-- start of DATASET SECTION --
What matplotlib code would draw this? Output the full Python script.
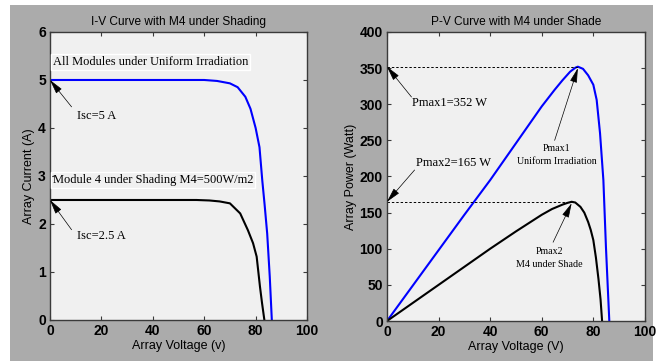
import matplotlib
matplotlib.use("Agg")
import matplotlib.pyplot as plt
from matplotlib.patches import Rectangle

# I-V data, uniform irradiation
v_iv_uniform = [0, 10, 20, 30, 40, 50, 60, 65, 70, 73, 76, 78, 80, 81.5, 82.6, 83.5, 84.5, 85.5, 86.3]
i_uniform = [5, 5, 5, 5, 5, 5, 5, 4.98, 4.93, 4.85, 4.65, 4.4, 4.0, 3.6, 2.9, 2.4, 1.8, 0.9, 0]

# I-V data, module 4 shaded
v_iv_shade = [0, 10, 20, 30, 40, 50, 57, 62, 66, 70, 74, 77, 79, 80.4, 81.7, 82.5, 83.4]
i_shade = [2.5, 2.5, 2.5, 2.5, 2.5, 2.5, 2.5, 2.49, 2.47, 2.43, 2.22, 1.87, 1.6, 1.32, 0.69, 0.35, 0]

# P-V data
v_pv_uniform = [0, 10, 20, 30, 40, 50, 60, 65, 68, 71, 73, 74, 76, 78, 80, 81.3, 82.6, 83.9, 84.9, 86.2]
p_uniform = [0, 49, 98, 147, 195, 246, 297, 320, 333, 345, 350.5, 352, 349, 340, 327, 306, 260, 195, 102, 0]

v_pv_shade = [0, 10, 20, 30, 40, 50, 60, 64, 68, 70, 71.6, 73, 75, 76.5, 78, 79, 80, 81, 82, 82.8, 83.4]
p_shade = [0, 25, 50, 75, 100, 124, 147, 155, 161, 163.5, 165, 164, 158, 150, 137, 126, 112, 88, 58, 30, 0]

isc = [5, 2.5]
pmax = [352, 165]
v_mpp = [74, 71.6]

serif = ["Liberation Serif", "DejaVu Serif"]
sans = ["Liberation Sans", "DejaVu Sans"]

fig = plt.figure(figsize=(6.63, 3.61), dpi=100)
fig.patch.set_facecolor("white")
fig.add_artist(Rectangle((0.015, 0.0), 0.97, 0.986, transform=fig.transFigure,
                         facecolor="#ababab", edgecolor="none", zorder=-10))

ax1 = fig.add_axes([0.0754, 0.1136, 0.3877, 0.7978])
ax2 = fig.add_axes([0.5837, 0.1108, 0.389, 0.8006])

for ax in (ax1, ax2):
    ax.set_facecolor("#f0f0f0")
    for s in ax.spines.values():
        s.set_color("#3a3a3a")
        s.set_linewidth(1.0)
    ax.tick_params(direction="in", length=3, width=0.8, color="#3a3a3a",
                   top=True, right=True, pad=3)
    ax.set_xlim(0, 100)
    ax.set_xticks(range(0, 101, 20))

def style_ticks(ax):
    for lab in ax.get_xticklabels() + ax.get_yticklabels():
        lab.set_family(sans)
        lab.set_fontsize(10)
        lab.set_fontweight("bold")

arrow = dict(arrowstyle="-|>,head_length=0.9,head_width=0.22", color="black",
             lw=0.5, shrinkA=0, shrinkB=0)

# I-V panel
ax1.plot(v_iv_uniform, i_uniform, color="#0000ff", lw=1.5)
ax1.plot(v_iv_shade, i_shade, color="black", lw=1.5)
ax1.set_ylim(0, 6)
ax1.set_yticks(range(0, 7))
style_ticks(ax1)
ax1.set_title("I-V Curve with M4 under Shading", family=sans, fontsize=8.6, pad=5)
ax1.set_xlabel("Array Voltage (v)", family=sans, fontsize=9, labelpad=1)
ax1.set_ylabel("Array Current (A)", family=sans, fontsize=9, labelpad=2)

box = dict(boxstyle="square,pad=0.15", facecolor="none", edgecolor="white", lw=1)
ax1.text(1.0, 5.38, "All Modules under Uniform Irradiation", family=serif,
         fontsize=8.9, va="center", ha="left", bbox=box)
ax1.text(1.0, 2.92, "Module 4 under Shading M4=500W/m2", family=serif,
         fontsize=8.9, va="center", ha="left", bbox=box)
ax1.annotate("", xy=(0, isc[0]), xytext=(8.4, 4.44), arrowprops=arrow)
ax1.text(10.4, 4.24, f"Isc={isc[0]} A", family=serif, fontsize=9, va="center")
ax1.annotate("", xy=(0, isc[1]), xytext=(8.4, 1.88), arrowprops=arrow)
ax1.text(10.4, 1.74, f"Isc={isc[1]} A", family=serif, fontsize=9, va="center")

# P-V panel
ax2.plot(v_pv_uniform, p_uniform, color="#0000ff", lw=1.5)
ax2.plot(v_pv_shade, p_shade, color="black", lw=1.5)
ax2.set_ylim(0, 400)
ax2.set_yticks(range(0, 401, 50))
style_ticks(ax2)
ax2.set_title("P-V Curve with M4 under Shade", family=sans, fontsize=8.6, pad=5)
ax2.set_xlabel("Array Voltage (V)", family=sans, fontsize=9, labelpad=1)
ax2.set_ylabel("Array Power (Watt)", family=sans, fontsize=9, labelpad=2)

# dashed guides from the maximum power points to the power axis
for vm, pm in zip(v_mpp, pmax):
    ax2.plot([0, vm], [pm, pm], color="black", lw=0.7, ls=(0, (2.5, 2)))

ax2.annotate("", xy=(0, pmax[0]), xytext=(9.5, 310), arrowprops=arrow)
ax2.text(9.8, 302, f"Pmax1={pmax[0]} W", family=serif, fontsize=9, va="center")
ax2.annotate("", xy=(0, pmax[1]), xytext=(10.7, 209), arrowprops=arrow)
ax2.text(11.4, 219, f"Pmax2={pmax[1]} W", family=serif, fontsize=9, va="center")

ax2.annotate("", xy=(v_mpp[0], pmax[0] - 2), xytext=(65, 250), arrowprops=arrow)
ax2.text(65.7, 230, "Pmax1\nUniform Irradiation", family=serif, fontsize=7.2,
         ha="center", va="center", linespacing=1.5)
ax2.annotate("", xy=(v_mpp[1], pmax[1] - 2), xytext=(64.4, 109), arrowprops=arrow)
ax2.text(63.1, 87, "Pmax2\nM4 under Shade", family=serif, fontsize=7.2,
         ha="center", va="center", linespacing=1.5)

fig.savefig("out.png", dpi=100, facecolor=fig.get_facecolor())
-- end of DATASET SECTION --
▶ DIRECTION: Write out an exact copy of the listing, first line through the line containing "from matplotlib.patches import Rectangle", with the pictures left out.

▶ SOLUTION TO THIS TASK:
What matplotlib code would draw this? Output the full Python script.
import matplotlib
matplotlib.use("Agg")
import matplotlib.pyplot as plt
from matplotlib.patches import Rectangle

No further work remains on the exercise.